It seems odd that after over 100 years of electric motor manufacturing, we have very few people in the industry that can really ‘boil it down’ to the basics of what is important in applying electric motors. An electric motor transforms electricity into mechanical work. That’s why most electric motor manufacturers employ mechanical engineers. And why controlling electric motors is almost exclusively done by electrical engineers. The two rarely meet.
Consistent with the Second Law of Thermodynamics, any time energy is converted from one form to another there are losses that are manifested as heat. Efficiency is one of the primary figures of merit that give us a reference point for how well the conversion process works. But more than just a relative measure, efficiency values across a range of technology options, leads to the ability to measure cost of operation for any given application.
So it’s important to understand the mechanical load requirement in some detail and then navigate the technology trade-offs.
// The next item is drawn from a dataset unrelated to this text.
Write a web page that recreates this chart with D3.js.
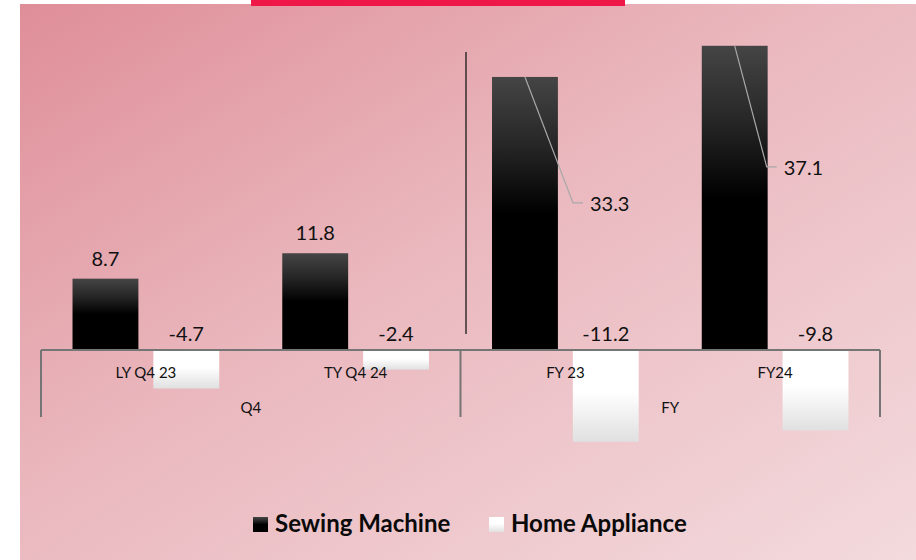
<!DOCTYPE html>
<html>
<head>
<meta charset="utf-8">
<script src="https://cdn.jsdelivr.net/npm/d3@7"></script>
<style>
  html, body { margin: 0; padding: 0; background: #ffffff; }
  svg { display: block; }
</style>
</head>
<body>
<div id="chart"></div>
<script>
// ---- data ----
const categories = ["LY Q4 23", "TY Q4 24", "FY 23", "FY24"];
const groups = ["Q4", "FY"];
const groupMembers = [["LY Q4 23", "TY Q4 24"], ["FY 23", "FY24"]];
const seriesNames = ["Sewing Machine", "Home Appliance"];
const sewingMachine = [8.7, 11.8, 33.3, 37.1];
const homeAppliance = [-4.7, -2.4, -11.2, -9.8];

// ---- layout ----
const W = 916, H = 560;
const svg = d3.select("#chart").append("svg").attr("width", W).attr("height", H);
const defs = svg.append("defs");

const bg = defs.append("linearGradient").attr("id", "bg")
  .attr("x1", "0%").attr("y1", "0%").attr("x2", "100%").attr("y2", "100%");
bg.append("stop").attr("offset", "0%").attr("stop-color", "#df8e98");
bg.append("stop").attr("offset", "45%").attr("stop-color", "#eab8be");
bg.append("stop").attr("offset", "100%").attr("stop-color", "#f3dadd");

const gDark = defs.append("linearGradient").attr("id", "gDark")
  .attr("x1", "0").attr("y1", "0").attr("x2", "0").attr("y2", "1");
gDark.append("stop").attr("offset", "0%").attr("stop-color", "#454545");
gDark.append("stop").attr("offset", "25%").attr("stop-color", "#262626");
gDark.append("stop").attr("offset", "50%").attr("stop-color", "#000000");
gDark.append("stop").attr("offset", "100%").attr("stop-color", "#000000");

const gLight = defs.append("linearGradient").attr("id", "gLight")
  .attr("x1", "0").attr("y1", "0").attr("x2", "0").attr("y2", "1");
gLight.append("stop").attr("offset", "0%").attr("stop-color", "#ffffff");
gLight.append("stop").attr("offset", "45%").attr("stop-color", "#ffffff");
gLight.append("stop").attr("offset", "100%").attr("stop-color", "#e0e0e0");

svg.append("rect").attr("x", 20).attr("y", 4).attr("width", W - 20).attr("height", H - 4)
  .attr("fill", "url(#bg)");
svg.append("rect").attr("x", 251).attr("y", 0).attr("width", 374).attr("height", 6)
  .attr("fill", "#ee1747");

const x = d3.scaleBand().domain(categories).range([41, 880]).paddingInner(0).paddingOuter(0);
const xs = d3.scaleBand().domain(seriesNames).range([0, x.bandwidth()])
  .paddingInner(0.185).paddingOuter(0.39);
const y = d3.scaleLinear().domain([-15, 40]).range([473, 22]);

const fills = { "Sewing Machine": "url(#gDark)", "Home Appliance": "url(#gLight)" };
const rows = categories.map((c, i) => ({ cat: c, vals: [
  { s: "Sewing Machine", v: sewingMachine[i] },
  { s: "Home Appliance", v: homeAppliance[i] }] }));

// decorative vertical separator line
svg.append("line").attr("x1", 466).attr("x2", 466).attr("y1", 52).attr("y2", 334)
  .attr("stroke", "#1a1a1a").attr("stroke-width", 1.3);

const catG = svg.selectAll("g.cat").data(rows).join("g")
  .attr("transform", d => `translate(${x(d.cat)},0)`);
catG.selectAll("rect").data(d => d.vals).join("rect")
  .attr("x", d => xs(d.s))
  .attr("width", xs.bandwidth())
  .attr("y", d => d.v >= 0 ? y(d.v) : y(0))
  .attr("height", d => Math.abs(y(d.v) - y(0)))
  .attr("fill", d => fills[d.s]);

// axis
const axisColor = "#757575";
const y0 = y(0);
svg.append("line").attr("x1", x.range()[0]).attr("x2", x.range()[1]).attr("y1", y0).attr("y2", y0)
  .attr("stroke", axisColor).attr("stroke-width", 2);
const bounds = [x(groupMembers[0][0]), x(groupMembers[1][0]), x.range()[1]];
svg.selectAll("line.gtick").data(bounds).join("line")
  .attr("x1", d => d).attr("x2", d => d).attr("y1", y0).attr("y2", 417)
  .attr("stroke", axisColor).attr("stroke-width", 2);

const font = "Lato, 'Open Sans', sans-serif";
svg.selectAll("text.cat").data(categories).join("text")
  .attr("x", d => x(d) + x.bandwidth() / 2).attr("y", 378)
  .attr("text-anchor", "middle").attr("font-family", font).attr("font-size", 15)
  .attr("fill", "#111").text(d => d);
svg.selectAll("text.grp").data(groups).join("text")
  .attr("x", (d, i) => (x(groupMembers[i][0]) + x(groupMembers[i][1]) + x.bandwidth()) / 2)
  .attr("y", 413)
  .attr("text-anchor", "middle").attr("font-family", font).attr("font-size", 15)
  .attr("fill", "#111").text(d => d);

// data labels
const fmt = v => d3.format(".1f")(v).replace("\u2212", "-");
// leader offsets (pixels) for labels pulled out of tall bars; null = label above/below bar
const leaderOffsets = [null, null, { dx: 48, dy: 126 }, { dx: 32, dy: 121 }];
const labelFont = 20;
rows.forEach((r, i) => {
  r.vals.forEach(d => {
    const cx = x(r.cat) + xs(d.s) + xs.bandwidth() / 2;
    const lo = leaderOffsets[i];
    if (d.s === "Sewing Machine" && lo) {
      const ty = y(d.v);
      const ex = cx + lo.dx, ey = ty + lo.dy;
      svg.append("path")
        .attr("d", `M${cx},${ty}L${ex},${ey}L${ex + 10},${ey}`)
        .attr("fill", "none").attr("stroke", "#a8a8a8").attr("stroke-width", 1.2);
      svg.append("text").attr("x", ex + 17).attr("y", ey + 8)
        .attr("font-family", font).attr("font-size", labelFont).attr("fill", "#111")
        .text(fmt(d.v));
    } else if (d.v >= 0) {
      svg.append("text").attr("x", cx).attr("y", y(d.v) - 13)
        .attr("text-anchor", "middle")
        .attr("font-family", font).attr("font-size", labelFont).attr("fill", "#111")
        .text(fmt(d.v));
    } else {
      svg.append("text").attr("x", cx).attr("y", y0 - 9)
        .attr("text-anchor", "middle")
        .attr("font-family", font).attr("font-size", labelFont).attr("fill", "#111")
        .text(fmt(d.v));
    }
  });
});

// legend
const legend = svg.append("g");
const legItems = [
  { name: seriesNames[0], fill: "url(#gDark)", x: 253 },
  { name: seriesNames[1], fill: "url(#gLight)", x: 489 }
];
legItems.forEach(it => {
  legend.append("rect").attr("x", it.x).attr("y", 517).attr("width", 15).attr("height", 15)
    .attr("fill", it.fill);
  legend.append("text").attr("x", it.x + 22).attr("y", 532)
    .attr("font-family", font).attr("font-weight", "bold").attr("font-size", 24)
    .attr("fill", "#0a0a0a").text(it.name);
});
</script>
</body>
</html>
Purchase cost, installation cost, operating costs, maintenance costs and life expectancy all play a part in the life cycle evaluation. One of the great features of electric motors is that they are generally designed for low maintenance and life expectancies in excess of 50,000 hours. Most large equipment motors can be rebuilt and put back into service at relatively low cost. Which is why electric motors continue to be the ‘workhorse of industry’.
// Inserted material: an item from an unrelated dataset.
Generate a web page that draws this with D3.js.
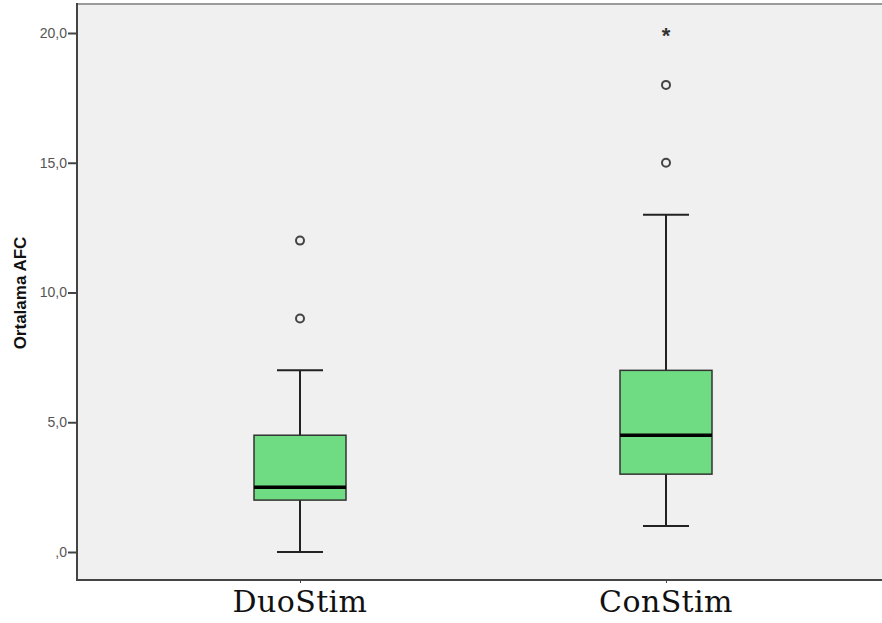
<!DOCTYPE html>
<html>
<head>
<meta charset="utf-8">
<script src="https://cdn.jsdelivr.net/npm/d3@7"></script>
<style>
  body { margin: 0; background: #fff; }
  svg { display: block; }
</style>
</head>
<body>
<div id="chart"></div>
<script>
// groups and their five-number summaries
var groups = ["DuoStim", "ConStim"];
var lowWhisker = [0, 1];
var q1 = [2, 3];
var medians = [2.5, 4.5];
var q3 = [4.5, 7];
var highWhisker = [7, 13];
var outliers = [[12, 9], [15, 18]];
var extremes = [[], [20]];
var yTicks = [0, 5, 10, 15, 20];

var width = 882, height = 623;
var plot = { left: 77, top: 3, right: 890, bottom: 580 };

var svg = d3.select("#chart").append("svg")
    .attr("width", width)
    .attr("height", height);

//plot background
svg.append("rect")
    .attr("x", plot.left)
    .attr("y", plot.top)
    .attr("width", plot.right - plot.left)
    .attr("height", plot.bottom - plot.top)
    .attr("fill", "#f0f0f0");

svg.append("line")
    .attr("x1", plot.left).attr("x2", width)
    .attr("y1", plot.top + 1).attr("y2", plot.top + 1)
    .attr("stroke", "#9a9a9a").attr("stroke-width", 2);

var y = d3.scaleLinear().domain([0, 20]).range([552, 33]);
var x = d3.scalePoint().domain(groups).range([300, 666]);

var boxWidth = 92, capWidth = 46;

// y axis
var yAxis = svg.append("g")
    .attr("transform", "translate(" + plot.left + ",0)")
    .call(d3.axisLeft(y)
        .tickValues(yTicks)
        .tickSize(9)
        .tickPadding(1)
        .tickFormat(function (d) { return d === 0 ? ",0" : d + ",0"; }));
yAxis.select(".domain").remove();
yAxis.selectAll(".tick line").attr("stroke", "#444").attr("stroke-width", 2);
yAxis.selectAll(".tick text")
    .attr("fill", "#555")
    .style("font-family", "Liberation Sans, Arial, sans-serif")
    .style("font-size", "14px");

svg.append("line")
    .attr("x1", plot.left).attr("x2", plot.left)
    .attr("y1", plot.top).attr("y2", plot.bottom + 1)
    .attr("stroke", "#444").attr("stroke-width", 2);

// x axis
var xAxis = svg.append("g")
    .attr("transform", "translate(0," + plot.bottom + ")")
    .call(d3.axisBottom(x).tickSize(3).tickFormat(""));
xAxis.select(".domain").remove();
xAxis.selectAll(".tick line").attr("stroke", "#444");

svg.append("line")
    .attr("x1", plot.left).attr("x2", width)
    .attr("y1", plot.bottom).attr("y2", plot.bottom)
    .attr("stroke", "#444").attr("stroke-width", 2);

//category labels
svg.selectAll(".cat")
    .data(groups)
    .enter().append("text")
    .attr("class", "cat")
    .attr("x", function (d) { return x(d); })
    .attr("y", 612)
    .attr("text-anchor", "middle")
    .style("font-family", "DejaVu Serif, serif")
    .style("font-size", "30px")
    .style("letter-spacing", "0.4px")
    .attr("fill", "#111")
    .text(function (d) { return d; });

// y title
svg.append("text")
    .attr("transform", "translate(26,293)rotate(-90)")
    .attr("text-anchor", "middle")
    .style("font-family", "Liberation Sans, Arial, sans-serif")
    .style("font-size", "17px")
    .style("font-weight", "bold")
    .attr("fill", "#111")
    .text("Ortalama AFC");

// boxes
var boxes = svg.selectAll(".box")
    .data(groups)
    .enter().append("g")
    .attr("class", "box");

boxes.append("line")
    .attr("x1", function (d) { return x(d); })
    .attr("x2", function (d) { return x(d); })
    .attr("y1", function (d, i) { return y(highWhisker[i]); })
    .attr("y2", function (d, i) { return y(lowWhisker[i]); })
    .attr("stroke", "#222").attr("stroke-width", 2);

[highWhisker, lowWhisker].forEach(function (vals) {
    boxes.append("line")
        .attr("x1", function (d) { return x(d) - capWidth / 2; })
        .attr("x2", function (d) { return x(d) + capWidth / 2; })
        .attr("y1", function (d, i) { return y(vals[i]); })
        .attr("y2", function (d, i) { return y(vals[i]); })
        .attr("stroke", "#222").attr("stroke-width", 2);
});

boxes.append("rect")
    .attr("x", function (d) { return x(d) - boxWidth / 2; })
    .attr("width", boxWidth)
    .attr("y", function (d, i) { return y(q3[i]); })
    .attr("height", function (d, i) { return y(q1[i]) - y(q3[i]); })
    .attr("fill", "#6fdb82")
    .attr("stroke", "#333").attr("stroke-width", 1.5);

boxes.append("line")
    .attr("x1", function (d) { return x(d) - boxWidth / 2; })
    .attr("x2", function (d) { return x(d) + boxWidth / 2; })
    .attr("y1", function (d, i) { return y(medians[i]); })
    .attr("y2", function (d, i) { return y(medians[i]); })
    .attr("stroke", "#000").attr("stroke-width", 3.5);

// outliers
groups.forEach(function (g, i) {
    svg.selectAll(".out" + i)
        .data(outliers[i])
        .enter().append("circle")
        .attr("cx", x(g))
        .attr("cy", function (d) { return y(d); })
        .attr("r", 4)
        .attr("fill", "none")
        .attr("stroke", "#444")
        .attr("stroke-width", 2);
    svg.selectAll(".ext" + i)
        .data(extremes[i])
        .enter().append("text")
        .attr("x", x(g))
        .attr("y", function (d) { return y(d) + 10; })
        .attr("text-anchor", "middle")
        .style("font-family", "Liberation Sans, Arial, sans-serif")
        .style("font-size", "22px")
        .style("font-weight", "bold")
        .attr("fill", "#333")
        .text("*");
});
</script>
</body>
</html>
Navigating the trade off is not so easy. This is because over the years there have been so many variations produced that it is hard to make definite rules to guide the selection process. Rules that seem to work well for large motors don’t work so well for small motors because of scale effect and many more technology options. The decreased cost of motor control technology the use of electronics cost effective and especially important for long term operation of production equipment.
One basic distinction in the electric motor is variable speed construction direct current motors versus constant speed alternating current motors. Edison versus Tesla. Unfortunately even this basic distinction has broken down in presence of the variable frequency drive (VFD) that is so popular today for use with alternating current motors. In the past VFD’s had significant limitations so that it was possible to maintain the distinctions, particularly in areas requiring low speed operation of the AC motor. Modern VFD’s are able to provide torque at zero speed when position feedback devices are added to the motor and the rotor position can be fed back to the drive.
In the past the simplicity of the AC motor and the fact that it did not require expensive controls made it extremely popular and low cost to install. As the control cost has fallen, many features can be added to enhance the operation of the motor.